"Il y a déjà une lutte de répartition aujourd'hui"

21 août 2019

Recycling Energie exploite à Nesselnbach AG la plus grande installation de biogaz de Suisse. Lors d'un entretien avec energate, son directeur, Werner Humbel, a notamment expliqué comment il évalue le potentiel de la biomasse en Suisse.

energate : Monsieur Humbel, l'installation de biogaz de Nesselnbach n'a cessé de croître au fil des ans et utilise aujourd'hui à elle seule environ un cinquième des déchets alimentaires en Suisse. Comment le système a-t-il évolué dernièrement ?

Humbel : Nous produisons aujourd'hui de l'électricité verte, du biogaz, de la chaleur résiduelle, du biodiesel et de l'engrais naturel, et notre taux d'utilisation global avoisine les 100 %.

energate : Y a-t-il un aspect qui pourrait être développé ?

Humbel : Nous aurions suffisamment de chaleur résiduelle pour approvisionner d'autres clients, mais nous ne trouvons pas d'acheteurs dans notre zone de chalandise. S'il y a des intéressés dans la région, nous serions donc heureux de recevoir leurs demandes. Nous voyons encore un potentiel dans le biodiesel, mais la fin prévisible de l'exonération fiscale pour cette source d'énergie nous préoccupe actuellement. Celle-ci expire fin juin 2020 et il n'existe pas encore de réglementation claire pour la remplacer.

energate : Y a-t-il une demande pour le biodiesel en Suisse ?

Humbel : La demande est là. Nous avons commencé à produire du biodiesel en 2002 et aujourd'hui, les conditions ont généralement changé : A l'époque, personne ne voulait acheter notre biodiesel. Aujourd'hui, les huiles résiduelles et les déchets nécessaires à la production sont considérés comme des matières premières et se font rares.

energate : Combien de systèmes de l'ordre de celui de Nesselnbach seraient réalisables en Suisse grâce à la biomasse indigène ?

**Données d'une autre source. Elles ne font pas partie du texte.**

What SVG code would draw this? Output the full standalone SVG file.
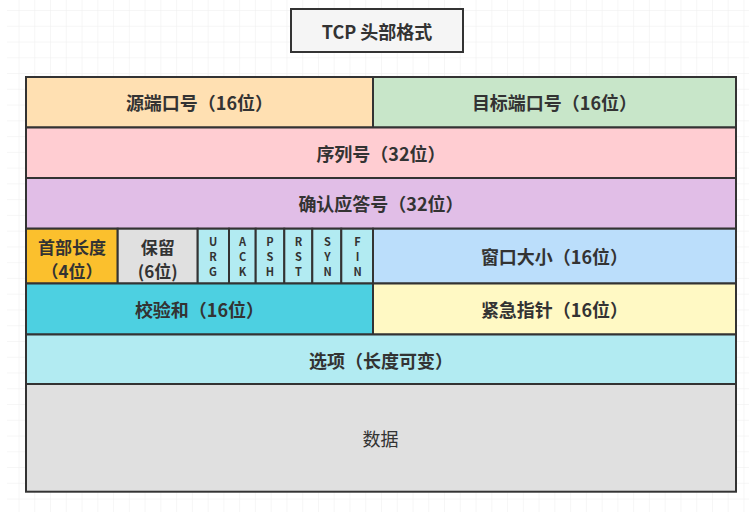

Humbel : Il existe environ 130 installations de biogaz en Suisse, dont sept sont comparables à la nôtre. En règle générale, ces installations valorisent les déchets. La biomasse est pratiquement répartie sur tout le territoire suisse. Néanmoins, la Confédération a autorisé une soixantaine d'installations supplémentaires avec une rétribution de l'injection. Je pars du principe qu'environ la moitié d'entre elles seront mises en œuvre. La valorisation des déchets sera alors épuisée dans notre pays. Il y a déjà une lutte pour la répartition. Si d'autres grandes installations devaient s'y ajouter, l'éviction commencerait.

energate : La production nationale de biogaz en Suisse sera-t-elle suffisante pour atteindre les objectifs de 30% sur le marché de la chaleur d'ici 2030 ?

Humbel : L'un des problèmes, à mon avis, est que très peu d'installations de biogaz sont raccordées au réseau de gaz naturel. Souvent, c'est parce qu'aucun réseau de ce type n'est disponible dans les environs. La production dépend donc également des conditions, et pas seulement des matières premières disponibles. Pour notre part, nous avons eu la chance de trouver une conduite à proximité et de disposer d'une grande installation. Ainsi, l'alimentation s'est avérée rentable dès le premier jour. Mais au-delà de cela, il est vrai que des quantités vraiment importantes de biogaz en Suisse prendront toujours le chemin de l'importation. Côté production, le biogaz restera toujours une niche dans notre pays, compte tenu de la quantité totale.

energate : Quelles mesures concernant la biomasse seraient nécessaires de la part des politiques ?

Humbel : Quoi qu'il en soit, il est judicieux que la Suisse continue à ne pas introduire de denrées alimentaires dans le cycle du biogaz pour remplir d'éventuels objectifs, mais uniquement des déchets. Un autre aspect important est la fin des contributions aux investissements en 2031. Nous devons déjà réfléchir à la période suivante. Dans la politique énergétique suisse, le thème des énergies renouvelables est traité de manière très négligée, même avant ce fait. Au vu de la situation politique actuelle, nous ne produirions plus d'électricité à partir de la biomasse chez Recycling Energie AG à partir de 2031. Dans l'ensemble, nous souhaitons une politique énergétique à plus long terme, qui permette également des investissements correspondants.